Of course without PIE, you can in theory return to an address where
there's a 'call system' in the main executable and if stack pointer is
pointed in the right direction, it'll complete the call.  This of course
assumes that the code is 'get_system_from_got; call system;' and not
'get_system_from_got; build_stack_frame; call system;'.  If I remember
right, actually calling a function from PIC involves jumping into the
PLT at the proper offset into a strip of code that does the actual call,
rather than retrieving an address out of the GOT based on an offset.
That should make this attack feasible.

At any rate, with the PIE attack you still have to crack the stack
before you can go anywhere.  mmap() randomization is 1MiB, stack
randomization is 8MiB, both have to be cracked along the way.

If you load your stack frame into the heap and try to use RETP to hit
the function directly, you're going to need to break the stack; as you
said, this is 11.17 bits of randomization anyway (2304 possible positions).

If you load your stack frame into the heap and use the main executable
attack, you have a known RETP and SFP value to use and randomization is
pointless.

> 
> Also your patch is still full of XXX's and "other noise"... 

Yeah, that's why I did [RFC] instead of [PATCH] this time.  I jumped the
gun last time.

My patch is also full of infrastructure like "hey if we have entropy >
what we think is sane cut it off."  We don't need that for per-arch
randomization because we can assume the #define is sane, it's coming
from the kernel devs.  We need it for i.e. SELinux policy or command
line or /proc, but none of that is in this patch.

> Also you probably should explain what the advantage is over the existing
> per architecture approach. Just stating "it's per architecture" (as you
> suggest) doesn't cut it since it is per architecture already for the
> most part.

1.  I can get away with exactly 1 mmap() randomization function, instead
of 1 function per architecture.
  - Less code to maintain
  - The entropy levels are #defined per arch instead of hard-coded into
    functions (more readable in the future)
2.  I can get away with exactly 1 arch_align_stack() function, instead
of 1 per architecture.
  - Less code to maintain
  - STACK_ALIGN can be used to figure out sub-page alignment per
    architecture (more readable in the future)
3.  Entropy levels are rather easy to adjust and tweak per-architecture
    or per-compile or per-execve().  This just leaves adding code to do
    it, i.e. SELinux hooks.

> 
> If all you want to do is turn 
> -       if (current->flags & PF_RANDOMIZE)
> -               random_variable = get_random_int() % (8*1024*1024);
> 
> that 8 into a per architecture thing.. then your patch is awefully big
> and complex to just achieve that.

Yes, you're right.  I will work on making it smaller, it's around 300
lines of code from around 10-15 lines of code.

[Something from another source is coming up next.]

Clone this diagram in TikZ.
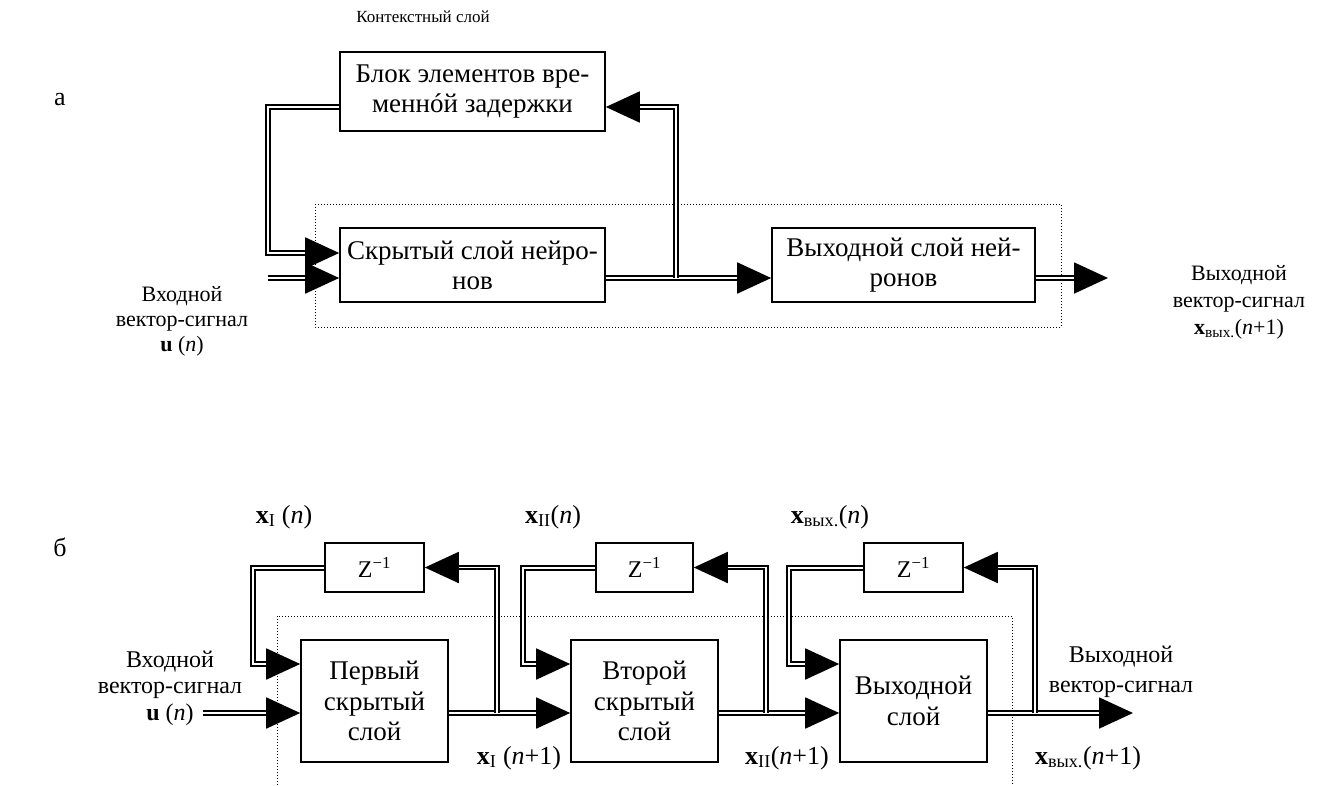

Part of the bulk stems from the fact that I didn't do randomization
based on range, but based on bits of entropy.  I became more comfortable
with looking at entropy based on entropy instead of period*entropy
mostly from reading through the PaX documents**.  It doesn't really
matter, the code will be a lot less complex if I write it per range; we
can always put /*28 bits of entropy on x86-64*/ in processor.h or whatnot.

**But notice the difference between 8MiB and 9MiB randomization is 0.17
bits of entropy; and the difference between 16MiB and 17MiB of entropy
is 0.09 bits.  The amount of added time between (entropy1) and
(entropy2) is 2^(entropy2 - entropy1) times the time it takes to break
(entropy1), with entropies in bits.  Raw ranges quickly become mostly
meaningless, except for use as big numbers to impress people who don't
really understand what they're dealing with.

Also like I said, a lot of my calculations are somewhat ugly.  I define
4 variables named to show what I'm calculating and then calculate them
together to get what I'm after; the kernel isn't elementary mathematics
in C, it doesn't need to lead the reader through steps.

I'll work on it a bit.  May post a new one today or tomorrow.